* Work to complete:
Word for word, repeat the entries, minus the pictures.

* Data lines:
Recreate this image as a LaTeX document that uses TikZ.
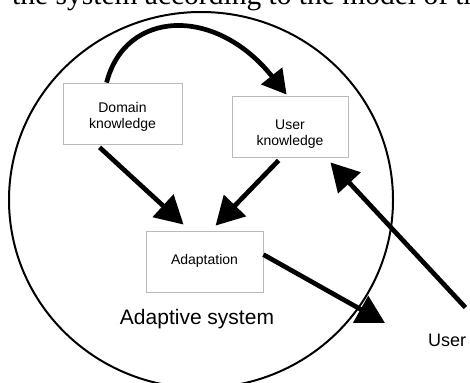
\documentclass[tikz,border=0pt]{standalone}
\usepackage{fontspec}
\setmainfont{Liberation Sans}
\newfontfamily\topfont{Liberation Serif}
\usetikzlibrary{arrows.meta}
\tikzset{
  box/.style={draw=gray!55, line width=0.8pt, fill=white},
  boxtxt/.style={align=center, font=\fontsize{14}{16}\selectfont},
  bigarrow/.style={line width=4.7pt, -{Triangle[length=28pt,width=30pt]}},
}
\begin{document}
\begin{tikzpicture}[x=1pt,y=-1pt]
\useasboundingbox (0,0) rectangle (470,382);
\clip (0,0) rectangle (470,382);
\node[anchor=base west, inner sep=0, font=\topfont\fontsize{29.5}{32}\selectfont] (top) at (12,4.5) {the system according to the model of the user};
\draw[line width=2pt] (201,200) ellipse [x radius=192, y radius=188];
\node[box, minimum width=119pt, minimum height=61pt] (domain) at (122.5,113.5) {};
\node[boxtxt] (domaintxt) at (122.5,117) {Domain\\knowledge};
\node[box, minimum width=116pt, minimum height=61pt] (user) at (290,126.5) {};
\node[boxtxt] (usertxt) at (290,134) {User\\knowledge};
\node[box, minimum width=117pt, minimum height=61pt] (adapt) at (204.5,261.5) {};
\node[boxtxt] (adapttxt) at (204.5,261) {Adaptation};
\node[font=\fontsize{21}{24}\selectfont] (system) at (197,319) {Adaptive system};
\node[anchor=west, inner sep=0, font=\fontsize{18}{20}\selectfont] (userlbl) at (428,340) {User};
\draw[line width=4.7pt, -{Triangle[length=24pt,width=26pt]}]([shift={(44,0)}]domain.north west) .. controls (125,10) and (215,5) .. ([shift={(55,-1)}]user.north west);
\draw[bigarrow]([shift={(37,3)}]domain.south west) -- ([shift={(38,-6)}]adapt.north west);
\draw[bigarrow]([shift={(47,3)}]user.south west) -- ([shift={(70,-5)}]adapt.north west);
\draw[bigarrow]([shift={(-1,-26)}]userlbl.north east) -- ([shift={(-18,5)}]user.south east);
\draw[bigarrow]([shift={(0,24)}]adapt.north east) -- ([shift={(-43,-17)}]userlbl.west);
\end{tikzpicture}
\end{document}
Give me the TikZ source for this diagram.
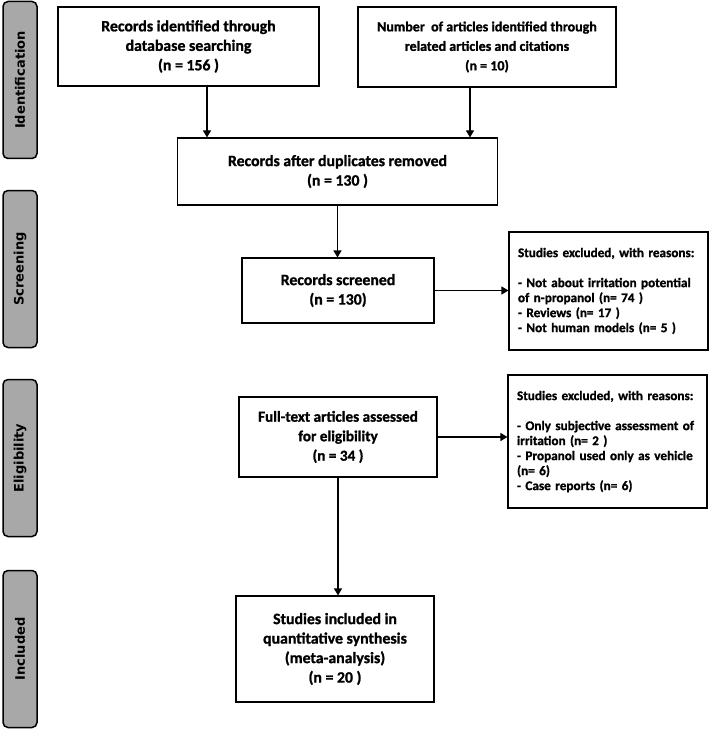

* Expected answer:
Recreate this image as a LaTeX document that uses TikZ.
\documentclass[tikz,border=0pt]{standalone}
\usepackage{fontspec}
\setmainfont{Liberation Sans}
\newfontfamily\topfont{Liberation Serif}
\usetikzlibrary{arrows.meta}
\tikzset{
  box/.style={draw=gray!55, line width=0.8pt, fill=white},
  boxtxt/.style={align=center, font=\fontsize{14}{16}\selectfont},
  bigarrow/.style={line width=4.7pt, -{Triangle[length=28pt,width=30pt]}},
}
\begin{document}
\begin{tikzpicture}[x=1pt,y=-1pt]
\useasboundingbox (0,0) rectangle (470,382);
\clip (0,0) rectangle (470,382);
\node[anchor=base west, inner sep=0, font=\topfont\fontsize{29.5}{32}\selectfont] (top) at (12,4.5) {the system according to the model of the user};
\draw[line width=2pt] (201,200) ellipse [x radius=192, y radius=188];
\node[box, minimum width=119pt, minimum height=61pt] (domain) at (122.5,113.5) {};
\node[boxtxt] (domaintxt) at (122.5,117) {Domain\\knowledge};
\node[box, minimum width=116pt, minimum height=61pt] (user) at (290,126.5) {};
\node[boxtxt] (usertxt) at (290,134) {User\\knowledge};
\node[box, minimum width=117pt, minimum height=61pt] (adapt) at (204.5,261.5) {};
\node[boxtxt] (adapttxt) at (204.5,261) {Adaptation};
\node[font=\fontsize{21}{24}\selectfont] (system) at (197,319) {Adaptive system};
\node[anchor=west, inner sep=0, font=\fontsize{18}{20}\selectfont] (userlbl) at (428,340) {User};
\draw[line width=4.7pt, -{Triangle[length=24pt,width=26pt]}]([shift={(44,0)}]domain.north west) .. controls (125,10) and (215,5) .. ([shift={(55,-1)}]user.north west);
\draw[bigarrow]([shift={(37,3)}]domain.south west) -- ([shift={(38,-6)}]adapt.north west);
\draw[bigarrow]([shift={(47,3)}]user.south west) -- ([shift={(70,-5)}]adapt.north west);
\draw[bigarrow]([shift={(-1,-26)}]userlbl.north east) -- ([shift={(-18,5)}]user.south east);
\draw[bigarrow]([shift={(0,24)}]adapt.north east) -- ([shift={(-43,-17)}]userlbl.west);
\end{tikzpicture}
\end{document}
Give me the TikZ source for this diagram.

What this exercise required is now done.